Paralelamente, para que as políticas não sejam interrompidas a cada mandato, é necessário o compromisso pela continuidade dos projetos de longo prazo e a vigilância constante por parte da sociedade.
Um bom exemplo na área da Educação é o movimento Pacto pela Educação, conduzido pela Sociedade Brasileira para o Progresso da Ciência (SBPC), que reúne, além da academia, outros setores da sociedade brasileira, como os estudantes, os empresários, os profissionais da Educação e organizações não governamentais, a exemplo do Todos pela Educação e da Campanha Nacional pelo Direito à Educação.
Esse conjunto de entidades, por meio de indicadores, fará o acompanhamento e avaliará as ações que levem à conquista da qualidade da Educação para todos nas próximas décadas.
A palavra oportunidade, pela sua importância, também merece ser escrita com letra maiúscula. Seu sentido surgiu com as navegações do século 16, quando uma embarcação esperava um vento forte para sair do porto rumo ao mar aberto. Esse vento recebia o nome de “oportunidade”.
Uma democracia verdadeira é aquela que proporciona a todos o vento para que cada ser humano tome um rumo que permita a ele a conquista de seu verdadeiro bem maior, a sua felicidade. Essa oportunidade começa na vida fetal com os cuidados na dimensão da saúde física e mental da gestante.

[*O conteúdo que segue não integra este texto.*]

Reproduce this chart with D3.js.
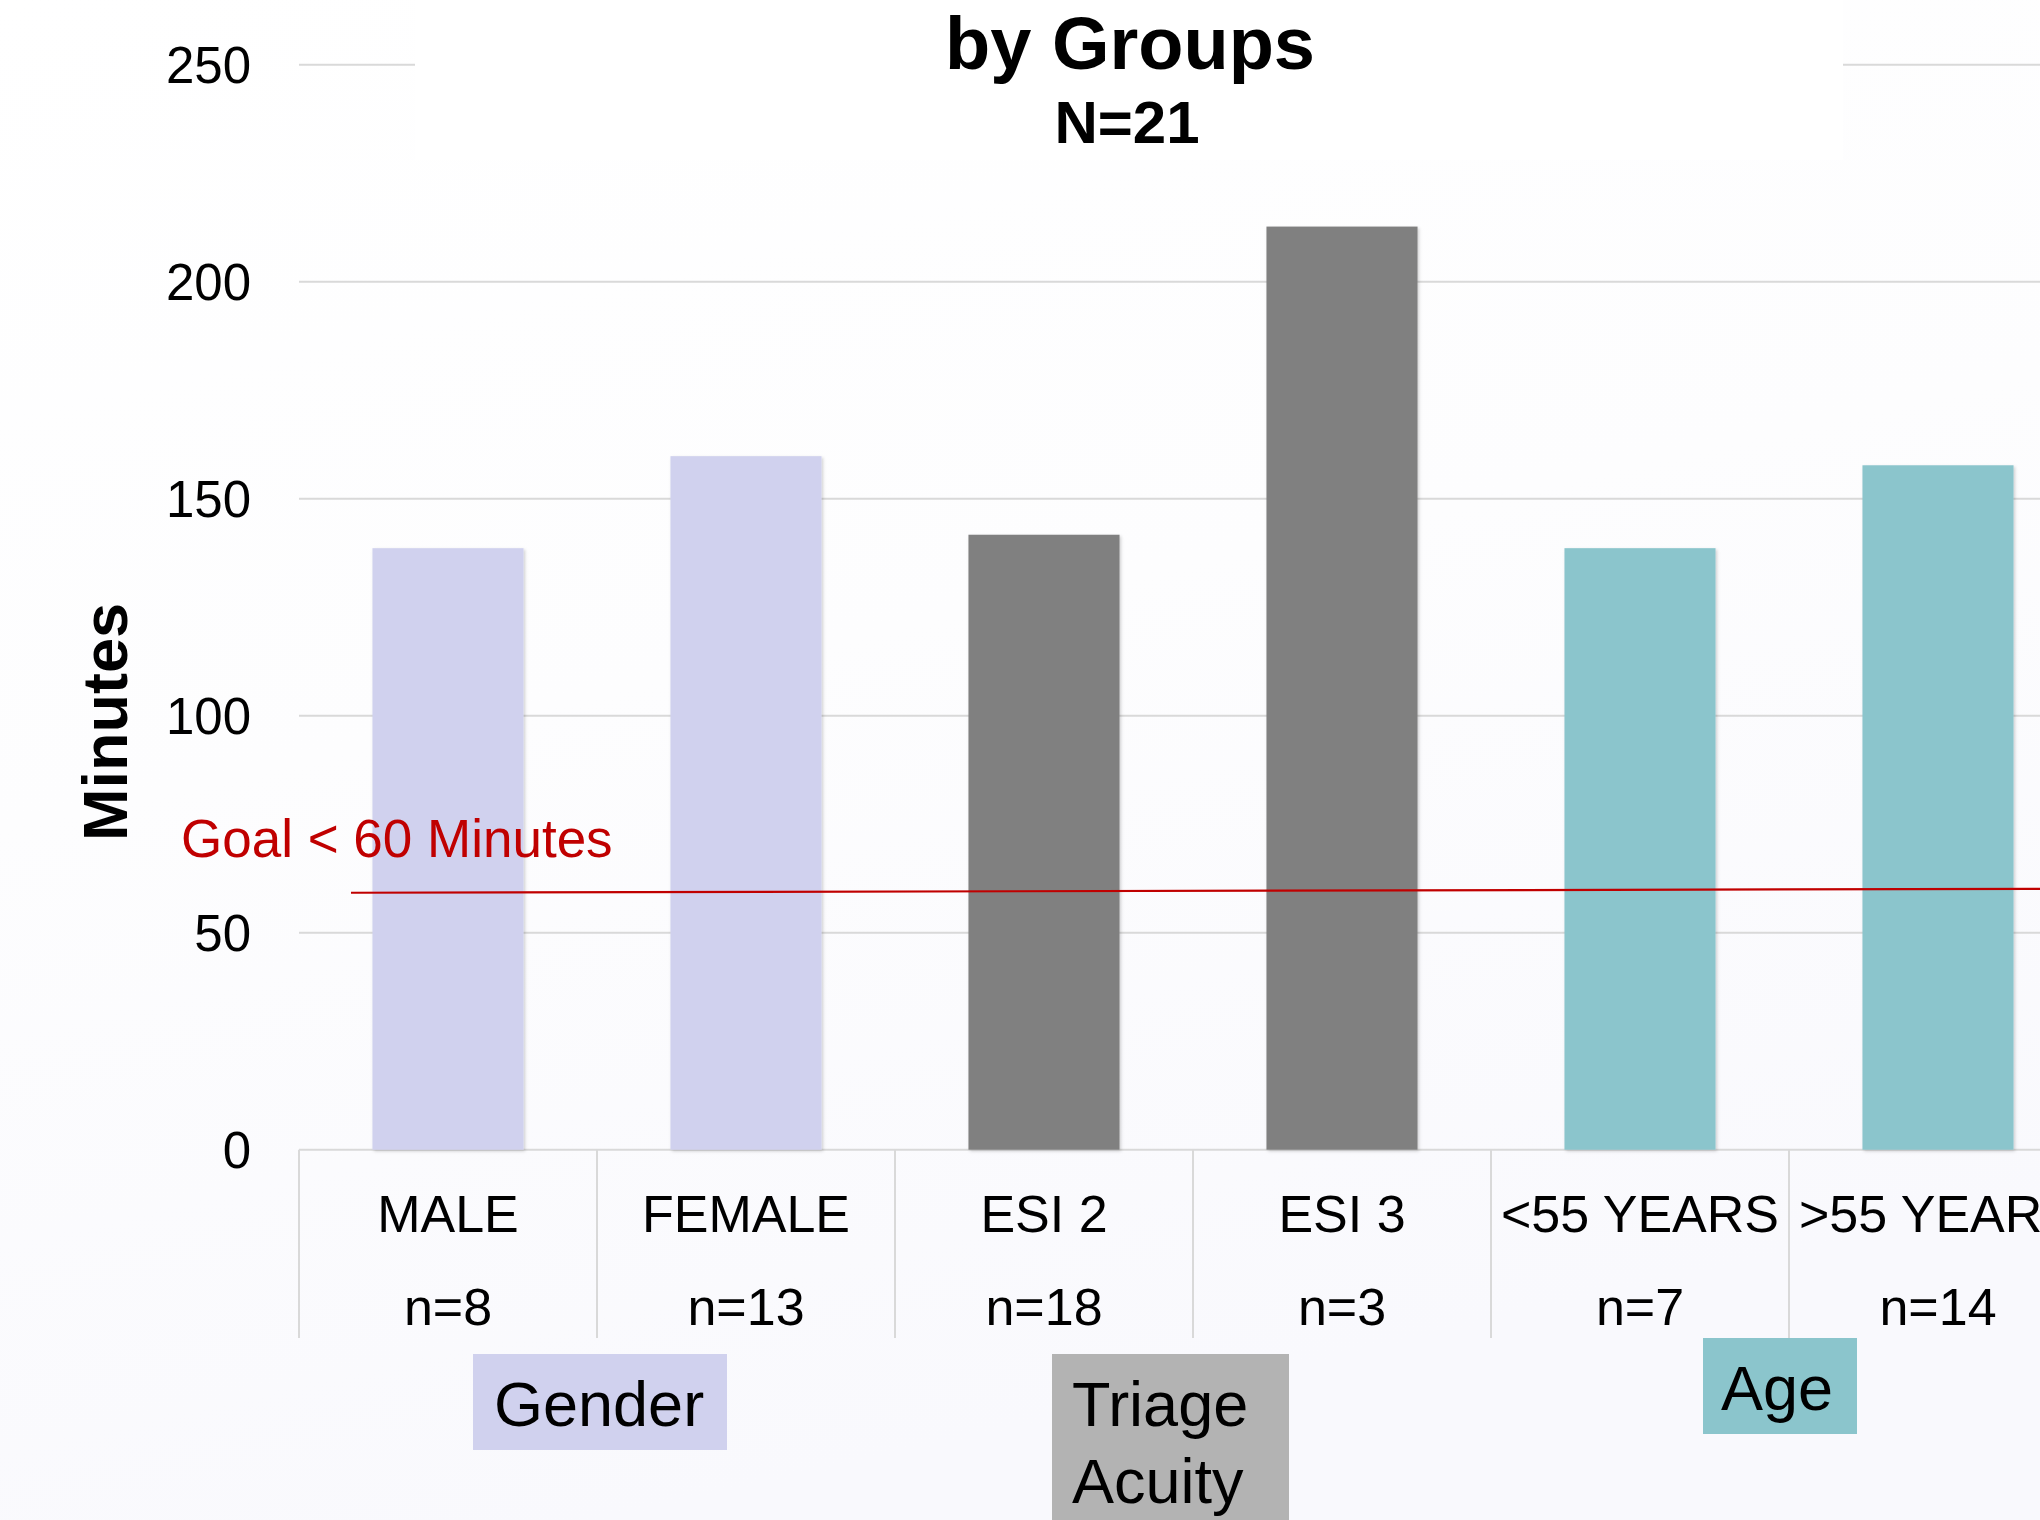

A neurociência moderna aponta como um dos principais pilares para toda a vida os três primeiros anos da criança. Segundo James Heckman, Prêmio Nobel de Economia, a desigualdade social é definida nesse período.
Dessa forma, os cuidados no desenvolvimento infantil na primeira infância é um pré-requisito para a democracia das oportunidades. Um ensino de qualidade na Educação infantil e básica (ensino fundamental e médio/profissional) para todos os brasileiros é dever do Estado brasileiro e um compromisso com o futuro.
Essa Educação não deve ser dirigida somente para o mercado de trabalho. Ela deverá preparar cada cidadão para que possa apreciar e entender o privilégio da vida, poder apreciar a cultura e a arte, tendo uma convivência harmoniosa com seus semelhantes e com a natureza.
Durante o processo educativo, o estudante deve ter o domínio perfeito da linguagem das letras e dos números. Deve conhecer a história da humanidade e ter incorporado os princípios das boas práticas éticas, de probidade e de solidariedade.
As regras ortográficas vigentes certamente não permitirão introduzir a proposta contida no início do artigo. Porém, felizmente não existem regras gramaticais para a linguagem dos nossos pensamentos.
Dessa forma, certamente será importante, para avançarmos na conquista de um modelo civilizatório virtuoso para o futuro, pensar grande estas duas palavras: continuidade e oportunidades. Falando de futuro, é oportuno relembrar a genial frase de Woody Allen: “Me interessa o futuro, porque é o lugar onde vou passar o resto da minha vida”.